Thanks for everything you've given to the users of the forum. You and the other mods here have a tremendous amount of dedication.


----------



## troman (Mar 9, 2007)

Earl, we've never chatted but I've been a fan of your contributions to Dbstalk for well over a year. In fact, I now realize I've been reading your posts as Ebonovic on the tivocommunity forum for long before that - I just never put 2 and 2 together!

Thank you and Best of luck to you and your family!


----------



## Tike1994 (Oct 9, 2006)

Thanks for everything that you've done. I barely find time to check in once a week for new information and to get the CE's, what you have done is truely AMAZING.

For those of us in the Chicagoland area, we should get together and buy Earl a beer (or two, or three . . .).

Thanks again for everything. You will be missed!!!


----------



## dreamyip (Feb 26, 2006)

Earl... the only thing consistant is change. Going through change will get us stronger and better. Best Luck to you!


----------



## cb7214 (Jan 25, 2007)

Good Luck Earl and best wishes we will miss you


----------



## Ronv (May 29, 2006)

Good Luck Earl and best wishes.


----------



## 69 Z-28 (Dec 6, 2006)

Thanks Earl. Even though I've posted very little, I've read what you had to say a lot. Good luck to you with your future endeavors.


----------



## TMullenJr (Feb 23, 2006)

I'm glad the thread was reopened.

I think the size of this thread says it all. I don't think there is a single member here that Earl has not helped. I'm pretty good when it comes to this stuff, so I haven't had a lot of questions, but when I did it was amazing how quick Earl was posting the answer.

Good luck wherever the future takes you. This place won't be the same.:gott: :crying:


----------



## fullcourt81 (Sep 8, 2005)

Earl,

Enjoy the journey.


----------



## RobertDeckman (Nov 14, 2006)

Like the fine water droplets in a spray, you will be mist.

Good luck, Earl!


----------



## HuzorDaddy (Feb 10, 2008)

Best of luck in your new career, and an expanding family. I appreciate everything I've learned here because of fine folks like you.


----------



## Rugged (Sep 16, 2006)

Damn...go away for a week and look what I miss.

Always a day late and a dollar short.

Earl, I wish you the best. Having just made a major career change myself, I understand the gravity of the decision. Since my new job takes me to Chicago, maybe I'll see you around.

Good Luck and Godspeed.

Rugged


----------



## mgcsooner (Dec 18, 2004)

Goodbye and good luck!! I will miss your posts, from a technical insight, ethical and humorous point of view.


----------



## jutley (Oct 11, 2006)

Earl,

The R15 was my first DVR. I made the decision to get the R15 based on what I read mostly from you on this forum back when it was first released. Since then I have loved being a part of this community. I always looked forward to your insightful posts and 'tricks' you would teach us about the R15 and then the HR20. 

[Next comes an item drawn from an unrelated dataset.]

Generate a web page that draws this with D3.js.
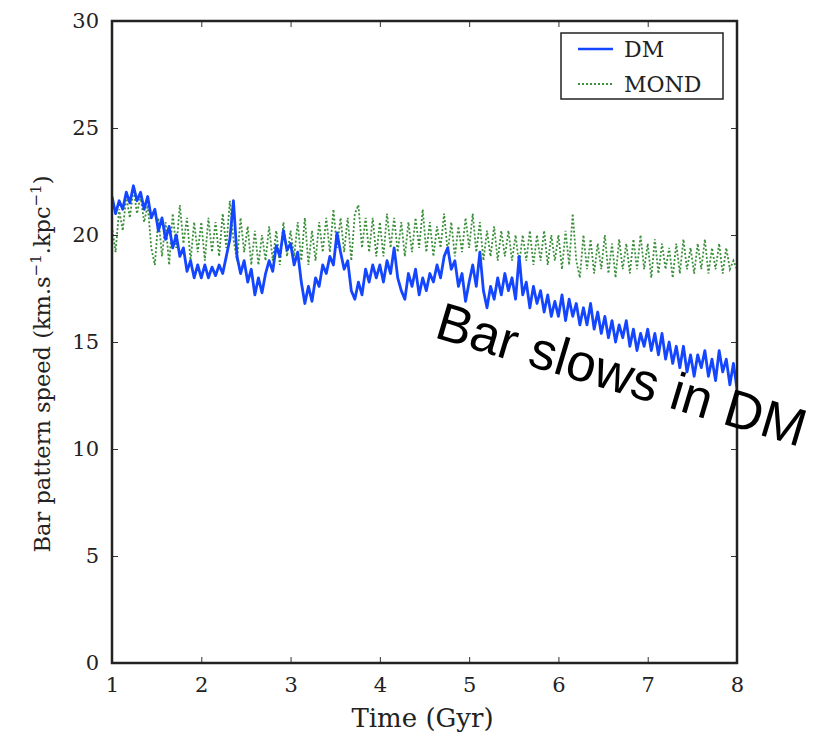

I wish you the best in your new endeavor. I know the forum is in good hands with the great Mods in place now, but I can't imagine how hard it must be for you to let go.

God Speed!


----------



## darklight (Feb 7, 2007)

I have a HR20 and an R15 in large part because of Earl and the DBSTalk community. Sorry to see him go but I appreciate what he left behind.

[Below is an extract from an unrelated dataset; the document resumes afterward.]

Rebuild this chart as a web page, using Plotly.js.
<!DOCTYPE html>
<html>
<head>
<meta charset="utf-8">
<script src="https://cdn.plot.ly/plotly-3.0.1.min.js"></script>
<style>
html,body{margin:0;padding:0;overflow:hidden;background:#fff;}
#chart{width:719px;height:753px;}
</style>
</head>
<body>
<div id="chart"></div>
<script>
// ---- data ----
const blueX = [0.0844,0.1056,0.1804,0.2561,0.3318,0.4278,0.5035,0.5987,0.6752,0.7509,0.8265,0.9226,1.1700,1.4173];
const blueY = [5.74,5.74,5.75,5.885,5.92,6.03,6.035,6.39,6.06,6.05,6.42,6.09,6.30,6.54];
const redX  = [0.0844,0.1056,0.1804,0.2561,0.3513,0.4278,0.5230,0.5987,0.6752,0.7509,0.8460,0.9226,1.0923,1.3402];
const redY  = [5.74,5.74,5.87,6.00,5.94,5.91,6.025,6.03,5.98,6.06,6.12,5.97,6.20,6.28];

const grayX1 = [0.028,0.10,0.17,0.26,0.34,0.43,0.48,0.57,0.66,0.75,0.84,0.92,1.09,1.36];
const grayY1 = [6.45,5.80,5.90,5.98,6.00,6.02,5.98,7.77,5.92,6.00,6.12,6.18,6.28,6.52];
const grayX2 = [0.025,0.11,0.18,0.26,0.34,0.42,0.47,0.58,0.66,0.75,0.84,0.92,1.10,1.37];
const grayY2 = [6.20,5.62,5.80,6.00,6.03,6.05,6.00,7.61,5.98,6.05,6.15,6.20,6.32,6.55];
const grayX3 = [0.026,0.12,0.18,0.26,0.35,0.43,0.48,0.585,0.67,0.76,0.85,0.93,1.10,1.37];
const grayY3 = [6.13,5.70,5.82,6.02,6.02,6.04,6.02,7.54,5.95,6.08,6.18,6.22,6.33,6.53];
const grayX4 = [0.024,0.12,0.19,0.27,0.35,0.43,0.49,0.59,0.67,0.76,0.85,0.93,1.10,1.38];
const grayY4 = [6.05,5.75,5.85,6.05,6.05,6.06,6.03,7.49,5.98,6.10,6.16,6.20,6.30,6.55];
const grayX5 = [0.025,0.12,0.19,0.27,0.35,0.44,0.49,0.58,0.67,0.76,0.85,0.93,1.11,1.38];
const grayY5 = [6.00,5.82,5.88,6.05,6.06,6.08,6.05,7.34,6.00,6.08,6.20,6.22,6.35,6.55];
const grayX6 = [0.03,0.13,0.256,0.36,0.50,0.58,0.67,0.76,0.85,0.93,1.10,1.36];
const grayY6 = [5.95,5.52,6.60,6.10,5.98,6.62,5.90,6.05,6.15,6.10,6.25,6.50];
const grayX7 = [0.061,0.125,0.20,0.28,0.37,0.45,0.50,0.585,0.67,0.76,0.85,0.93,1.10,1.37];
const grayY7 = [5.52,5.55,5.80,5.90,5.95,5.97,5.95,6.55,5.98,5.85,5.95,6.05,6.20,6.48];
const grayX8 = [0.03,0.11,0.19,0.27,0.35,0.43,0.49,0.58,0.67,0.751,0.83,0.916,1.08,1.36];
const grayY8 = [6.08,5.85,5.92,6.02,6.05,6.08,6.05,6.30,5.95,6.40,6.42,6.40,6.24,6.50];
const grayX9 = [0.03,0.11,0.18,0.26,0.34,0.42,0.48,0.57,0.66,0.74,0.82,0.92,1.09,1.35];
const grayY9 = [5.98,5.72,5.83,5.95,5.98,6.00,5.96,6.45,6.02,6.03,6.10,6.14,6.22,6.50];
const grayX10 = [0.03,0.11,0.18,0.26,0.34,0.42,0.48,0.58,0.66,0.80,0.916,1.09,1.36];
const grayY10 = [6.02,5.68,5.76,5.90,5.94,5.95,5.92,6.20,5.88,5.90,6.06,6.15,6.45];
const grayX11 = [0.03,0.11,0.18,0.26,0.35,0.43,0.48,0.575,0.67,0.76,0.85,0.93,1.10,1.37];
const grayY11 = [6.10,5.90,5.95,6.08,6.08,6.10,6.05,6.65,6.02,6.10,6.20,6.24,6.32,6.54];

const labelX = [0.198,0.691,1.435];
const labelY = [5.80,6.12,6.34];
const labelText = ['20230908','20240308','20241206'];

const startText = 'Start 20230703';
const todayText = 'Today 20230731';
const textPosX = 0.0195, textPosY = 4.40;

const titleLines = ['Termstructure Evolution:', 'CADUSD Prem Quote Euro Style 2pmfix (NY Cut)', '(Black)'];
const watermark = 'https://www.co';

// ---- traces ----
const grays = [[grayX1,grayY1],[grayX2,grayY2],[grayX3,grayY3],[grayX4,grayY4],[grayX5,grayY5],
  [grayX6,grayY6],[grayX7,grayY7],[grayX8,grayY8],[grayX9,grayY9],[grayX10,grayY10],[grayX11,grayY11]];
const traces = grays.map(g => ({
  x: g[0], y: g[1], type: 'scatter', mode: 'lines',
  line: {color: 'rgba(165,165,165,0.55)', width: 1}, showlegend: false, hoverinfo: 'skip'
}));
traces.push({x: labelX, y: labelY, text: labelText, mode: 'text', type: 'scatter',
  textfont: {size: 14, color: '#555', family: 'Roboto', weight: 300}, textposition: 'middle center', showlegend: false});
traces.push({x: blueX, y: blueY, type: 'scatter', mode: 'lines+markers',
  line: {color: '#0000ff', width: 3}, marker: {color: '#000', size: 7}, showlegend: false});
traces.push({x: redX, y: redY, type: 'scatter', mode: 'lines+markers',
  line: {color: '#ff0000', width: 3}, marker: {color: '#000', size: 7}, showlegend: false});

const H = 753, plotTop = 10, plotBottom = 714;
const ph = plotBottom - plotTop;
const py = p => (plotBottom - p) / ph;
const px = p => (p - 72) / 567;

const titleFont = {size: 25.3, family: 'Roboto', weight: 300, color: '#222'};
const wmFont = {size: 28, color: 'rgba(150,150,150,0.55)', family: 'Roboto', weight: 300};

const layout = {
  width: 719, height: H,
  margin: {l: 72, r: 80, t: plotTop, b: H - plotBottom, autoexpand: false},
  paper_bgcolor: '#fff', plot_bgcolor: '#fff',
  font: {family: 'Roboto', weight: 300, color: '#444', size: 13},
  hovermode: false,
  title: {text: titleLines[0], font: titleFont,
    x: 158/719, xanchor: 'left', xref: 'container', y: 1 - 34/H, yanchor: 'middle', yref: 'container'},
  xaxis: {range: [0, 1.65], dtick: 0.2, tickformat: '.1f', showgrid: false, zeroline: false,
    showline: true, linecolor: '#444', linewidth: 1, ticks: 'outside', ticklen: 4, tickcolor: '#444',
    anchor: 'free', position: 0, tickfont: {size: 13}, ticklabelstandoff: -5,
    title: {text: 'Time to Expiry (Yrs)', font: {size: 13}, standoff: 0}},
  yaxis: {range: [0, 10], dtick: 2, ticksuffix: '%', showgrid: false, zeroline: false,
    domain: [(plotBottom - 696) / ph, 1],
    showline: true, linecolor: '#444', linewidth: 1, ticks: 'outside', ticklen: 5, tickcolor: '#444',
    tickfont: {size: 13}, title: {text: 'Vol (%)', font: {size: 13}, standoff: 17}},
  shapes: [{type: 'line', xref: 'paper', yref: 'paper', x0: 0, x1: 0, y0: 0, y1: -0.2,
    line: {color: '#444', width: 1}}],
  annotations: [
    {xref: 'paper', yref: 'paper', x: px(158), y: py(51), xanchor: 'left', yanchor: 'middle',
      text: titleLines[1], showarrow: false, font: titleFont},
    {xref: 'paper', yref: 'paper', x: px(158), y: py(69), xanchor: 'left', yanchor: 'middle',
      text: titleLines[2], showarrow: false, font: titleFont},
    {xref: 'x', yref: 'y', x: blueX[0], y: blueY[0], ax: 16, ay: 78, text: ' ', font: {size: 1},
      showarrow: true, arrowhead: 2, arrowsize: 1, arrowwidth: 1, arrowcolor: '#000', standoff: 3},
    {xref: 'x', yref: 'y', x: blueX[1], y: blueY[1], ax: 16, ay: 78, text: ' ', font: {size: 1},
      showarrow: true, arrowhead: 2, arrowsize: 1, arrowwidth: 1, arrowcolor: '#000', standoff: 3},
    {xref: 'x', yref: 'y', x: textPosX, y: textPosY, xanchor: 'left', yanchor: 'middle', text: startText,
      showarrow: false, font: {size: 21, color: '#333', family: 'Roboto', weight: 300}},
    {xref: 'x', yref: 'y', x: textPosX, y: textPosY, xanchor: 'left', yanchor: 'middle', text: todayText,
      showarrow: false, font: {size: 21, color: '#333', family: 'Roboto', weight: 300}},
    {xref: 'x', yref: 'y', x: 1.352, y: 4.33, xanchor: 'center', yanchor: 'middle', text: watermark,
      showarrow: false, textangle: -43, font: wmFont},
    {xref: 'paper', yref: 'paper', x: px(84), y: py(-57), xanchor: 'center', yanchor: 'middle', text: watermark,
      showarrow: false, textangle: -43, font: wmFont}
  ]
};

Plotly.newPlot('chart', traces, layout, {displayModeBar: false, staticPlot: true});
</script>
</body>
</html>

So long, and thanks for all the fish!


----------



## Spanky_Partain (Dec 7, 2006)

OK, it was funny. Now come on back and log in. It does not look right without the avatar and super moderator mising from your name.

I was just joking when I banned you!


----------



## dwenn (Oct 26, 2006)

Wow Indeed!!!!
I have been away the last couple of weeks with lots of work and the reorganized boards have made me take a look around when I saw this.

So Earl if you are still looking another huge Thank You! Your help has been outstanding. I just can't believe you are working for DISH now  

Truly many thanks and I think as a testament to his efforts my wife who "just wants this box to work right" knows of Earl. So that is a far reach of influence.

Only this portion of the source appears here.